#### Required task
Only the lines from the one holding "Recreate this image" through the one holding "Convert this diagram to TikZ code." are to be retyped, exactly as they appear, with both boundary lines included.

#### Data supplied
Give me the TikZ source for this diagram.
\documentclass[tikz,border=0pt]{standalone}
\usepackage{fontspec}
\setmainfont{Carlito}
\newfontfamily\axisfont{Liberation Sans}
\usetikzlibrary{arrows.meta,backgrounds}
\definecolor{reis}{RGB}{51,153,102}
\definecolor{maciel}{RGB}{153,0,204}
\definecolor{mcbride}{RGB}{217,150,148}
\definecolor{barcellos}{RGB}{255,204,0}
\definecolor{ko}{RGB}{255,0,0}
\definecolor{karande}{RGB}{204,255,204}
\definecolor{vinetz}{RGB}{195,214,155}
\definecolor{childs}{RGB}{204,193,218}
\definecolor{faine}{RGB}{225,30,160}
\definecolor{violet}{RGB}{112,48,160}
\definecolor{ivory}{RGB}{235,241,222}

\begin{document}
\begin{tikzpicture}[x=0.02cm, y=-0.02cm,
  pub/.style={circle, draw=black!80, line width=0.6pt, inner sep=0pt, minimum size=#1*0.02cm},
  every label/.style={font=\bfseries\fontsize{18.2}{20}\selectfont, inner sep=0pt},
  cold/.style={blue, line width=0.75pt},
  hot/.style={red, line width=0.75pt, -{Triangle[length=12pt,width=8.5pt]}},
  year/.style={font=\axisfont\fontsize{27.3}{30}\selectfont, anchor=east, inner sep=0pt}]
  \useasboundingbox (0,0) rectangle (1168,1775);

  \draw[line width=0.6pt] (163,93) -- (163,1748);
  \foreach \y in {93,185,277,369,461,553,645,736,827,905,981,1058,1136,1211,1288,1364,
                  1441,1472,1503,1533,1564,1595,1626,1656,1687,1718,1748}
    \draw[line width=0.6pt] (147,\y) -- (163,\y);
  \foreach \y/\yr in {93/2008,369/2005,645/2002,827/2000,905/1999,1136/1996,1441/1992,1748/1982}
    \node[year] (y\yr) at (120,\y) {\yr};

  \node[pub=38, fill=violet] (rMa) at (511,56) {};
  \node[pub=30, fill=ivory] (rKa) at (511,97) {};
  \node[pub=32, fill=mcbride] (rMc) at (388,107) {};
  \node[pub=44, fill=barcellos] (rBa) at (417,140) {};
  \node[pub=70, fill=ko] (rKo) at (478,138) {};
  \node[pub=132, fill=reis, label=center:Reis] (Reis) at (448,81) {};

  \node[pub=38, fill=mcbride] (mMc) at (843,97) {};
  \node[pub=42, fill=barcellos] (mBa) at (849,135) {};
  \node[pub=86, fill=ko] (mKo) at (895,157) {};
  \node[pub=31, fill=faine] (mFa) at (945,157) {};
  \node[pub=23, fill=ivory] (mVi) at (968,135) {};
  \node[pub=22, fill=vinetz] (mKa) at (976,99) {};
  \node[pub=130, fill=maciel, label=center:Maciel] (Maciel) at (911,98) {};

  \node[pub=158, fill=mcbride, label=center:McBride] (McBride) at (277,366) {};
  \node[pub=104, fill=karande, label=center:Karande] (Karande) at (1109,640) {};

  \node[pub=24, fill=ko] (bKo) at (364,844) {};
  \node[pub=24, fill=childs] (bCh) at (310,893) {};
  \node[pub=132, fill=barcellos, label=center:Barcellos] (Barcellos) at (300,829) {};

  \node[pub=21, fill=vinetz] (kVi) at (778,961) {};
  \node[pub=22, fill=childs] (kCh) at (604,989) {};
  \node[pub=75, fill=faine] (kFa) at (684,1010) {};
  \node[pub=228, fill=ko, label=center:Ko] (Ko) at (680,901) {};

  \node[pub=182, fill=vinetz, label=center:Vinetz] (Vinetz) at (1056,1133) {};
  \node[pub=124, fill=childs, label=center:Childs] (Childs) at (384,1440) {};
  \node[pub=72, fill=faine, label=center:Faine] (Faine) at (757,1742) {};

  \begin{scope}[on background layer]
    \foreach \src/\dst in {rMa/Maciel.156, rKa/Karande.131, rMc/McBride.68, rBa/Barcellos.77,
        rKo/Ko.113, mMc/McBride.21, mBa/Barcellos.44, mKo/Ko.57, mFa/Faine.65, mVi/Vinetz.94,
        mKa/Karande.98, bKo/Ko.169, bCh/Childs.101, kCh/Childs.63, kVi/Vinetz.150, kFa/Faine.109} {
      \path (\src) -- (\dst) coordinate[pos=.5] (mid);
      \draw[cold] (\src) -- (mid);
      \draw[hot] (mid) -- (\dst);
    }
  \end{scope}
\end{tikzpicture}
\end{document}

* * *

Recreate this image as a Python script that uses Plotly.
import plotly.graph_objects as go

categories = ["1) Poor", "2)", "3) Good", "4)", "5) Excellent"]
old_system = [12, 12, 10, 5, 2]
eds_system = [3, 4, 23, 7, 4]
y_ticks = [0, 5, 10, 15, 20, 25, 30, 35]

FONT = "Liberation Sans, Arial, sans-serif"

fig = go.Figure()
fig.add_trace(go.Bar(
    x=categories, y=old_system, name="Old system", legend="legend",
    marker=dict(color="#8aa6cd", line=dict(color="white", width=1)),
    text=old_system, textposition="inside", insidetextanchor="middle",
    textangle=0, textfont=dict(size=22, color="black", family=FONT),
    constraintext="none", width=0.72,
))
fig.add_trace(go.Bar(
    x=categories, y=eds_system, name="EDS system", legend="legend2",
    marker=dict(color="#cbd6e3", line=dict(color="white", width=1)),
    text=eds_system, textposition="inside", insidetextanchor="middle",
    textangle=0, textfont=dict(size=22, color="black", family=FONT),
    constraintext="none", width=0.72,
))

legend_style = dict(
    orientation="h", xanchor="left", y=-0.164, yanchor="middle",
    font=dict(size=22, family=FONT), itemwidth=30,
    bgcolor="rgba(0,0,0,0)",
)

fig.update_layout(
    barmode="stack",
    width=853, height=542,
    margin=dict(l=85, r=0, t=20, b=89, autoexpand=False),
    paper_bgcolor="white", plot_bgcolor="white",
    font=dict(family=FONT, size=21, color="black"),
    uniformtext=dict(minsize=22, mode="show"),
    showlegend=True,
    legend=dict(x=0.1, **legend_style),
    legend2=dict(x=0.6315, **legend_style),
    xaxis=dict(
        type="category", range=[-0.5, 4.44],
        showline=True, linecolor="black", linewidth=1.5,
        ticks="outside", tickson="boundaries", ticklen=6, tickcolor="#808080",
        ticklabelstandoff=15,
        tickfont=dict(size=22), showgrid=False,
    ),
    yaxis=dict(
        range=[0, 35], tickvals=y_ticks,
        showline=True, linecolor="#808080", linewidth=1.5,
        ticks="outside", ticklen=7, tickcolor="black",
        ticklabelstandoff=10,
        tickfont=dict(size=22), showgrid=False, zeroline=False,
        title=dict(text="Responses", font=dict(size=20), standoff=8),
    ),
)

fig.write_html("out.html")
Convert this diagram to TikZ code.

--

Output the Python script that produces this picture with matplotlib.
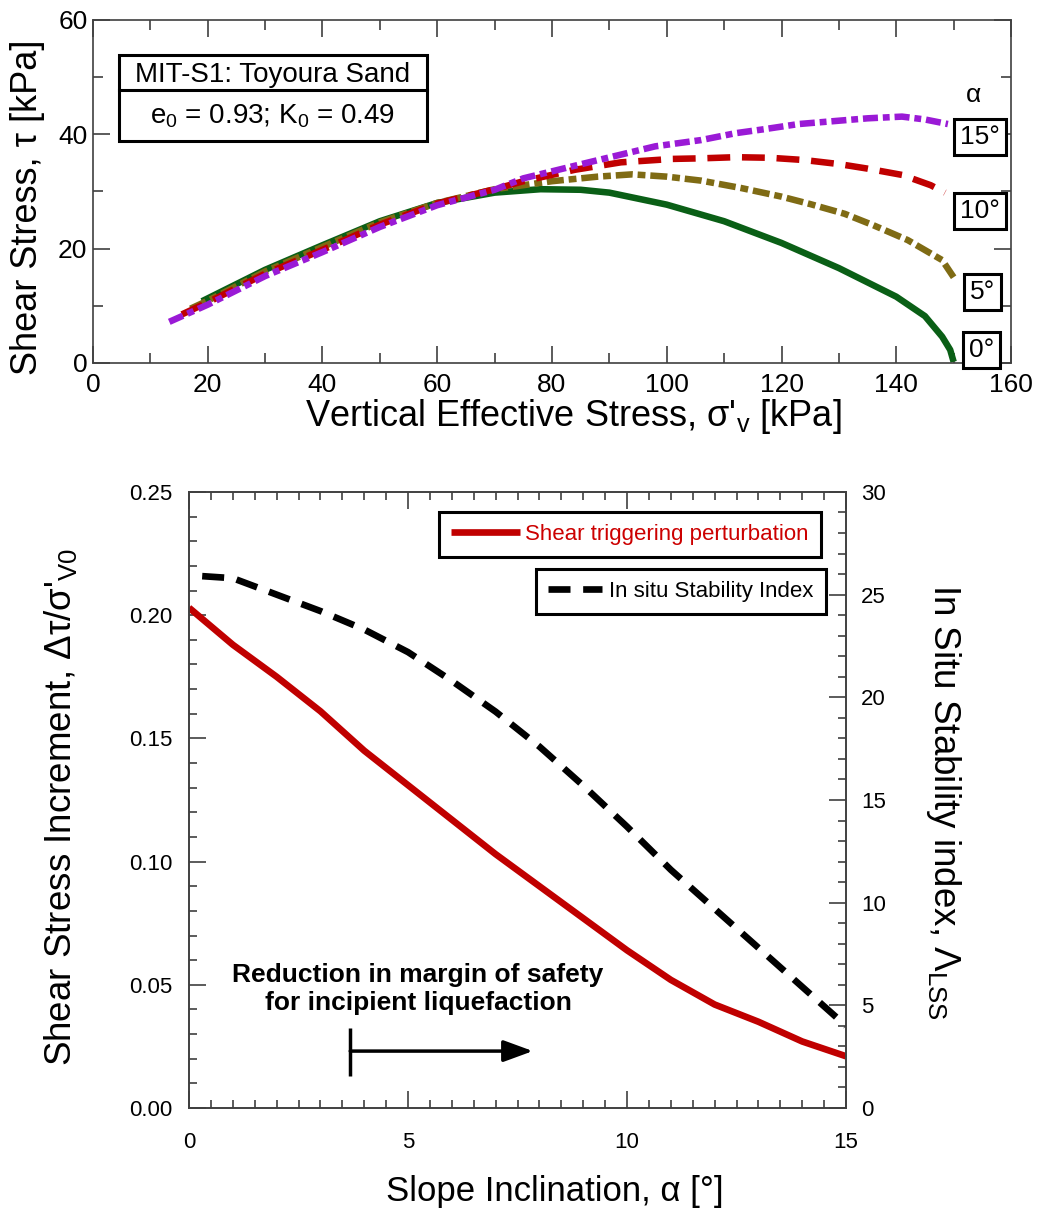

#### Reply
Recreate this image as a Python script that uses Plotly.
import plotly.graph_objects as go

categories = ["1) Poor", "2)", "3) Good", "4)", "5) Excellent"]
old_system = [12, 12, 10, 5, 2]
eds_system = [3, 4, 23, 7, 4]
y_ticks = [0, 5, 10, 15, 20, 25, 30, 35]

FONT = "Liberation Sans, Arial, sans-serif"

fig = go.Figure()
fig.add_trace(go.Bar(
    x=categories, y=old_system, name="Old system", legend="legend",
    marker=dict(color="#8aa6cd", line=dict(color="white", width=1)),
    text=old_system, textposition="inside", insidetextanchor="middle",
    textangle=0, textfont=dict(size=22, color="black", family=FONT),
    constraintext="none", width=0.72,
))
fig.add_trace(go.Bar(
    x=categories, y=eds_system, name="EDS system", legend="legend2",
    marker=dict(color="#cbd6e3", line=dict(color="white", width=1)),
    text=eds_system, textposition="inside", insidetextanchor="middle",
    textangle=0, textfont=dict(size=22, color="black", family=FONT),
    constraintext="none", width=0.72,
))

legend_style = dict(
    orientation="h", xanchor="left", y=-0.164, yanchor="middle",
    font=dict(size=22, family=FONT), itemwidth=30,
    bgcolor="rgba(0,0,0,0)",
)

fig.update_layout(
    barmode="stack",
    width=853, height=542,
    margin=dict(l=85, r=0, t=20, b=89, autoexpand=False),
    paper_bgcolor="white", plot_bgcolor="white",
    font=dict(family=FONT, size=21, color="black"),
    uniformtext=dict(minsize=22, mode="show"),
    showlegend=True,
    legend=dict(x=0.1, **legend_style),
    legend2=dict(x=0.6315, **legend_style),
    xaxis=dict(
        type="category", range=[-0.5, 4.44],
        showline=True, linecolor="black", linewidth=1.5,
        ticks="outside", tickson="boundaries", ticklen=6, tickcolor="#808080",
        ticklabelstandoff=15,
        tickfont=dict(size=22), showgrid=False,
    ),
    yaxis=dict(
        range=[0, 35], tickvals=y_ticks,
        showline=True, linecolor="#808080", linewidth=1.5,
        ticks="outside", ticklen=7, tickcolor="black",
        ticklabelstandoff=10,
        tickfont=dict(size=22), showgrid=False, zeroline=False,
        title=dict(text="Responses", font=dict(size=20), standoff=8),
    ),
)

fig.write_html("out.html")
Convert this diagram to TikZ code.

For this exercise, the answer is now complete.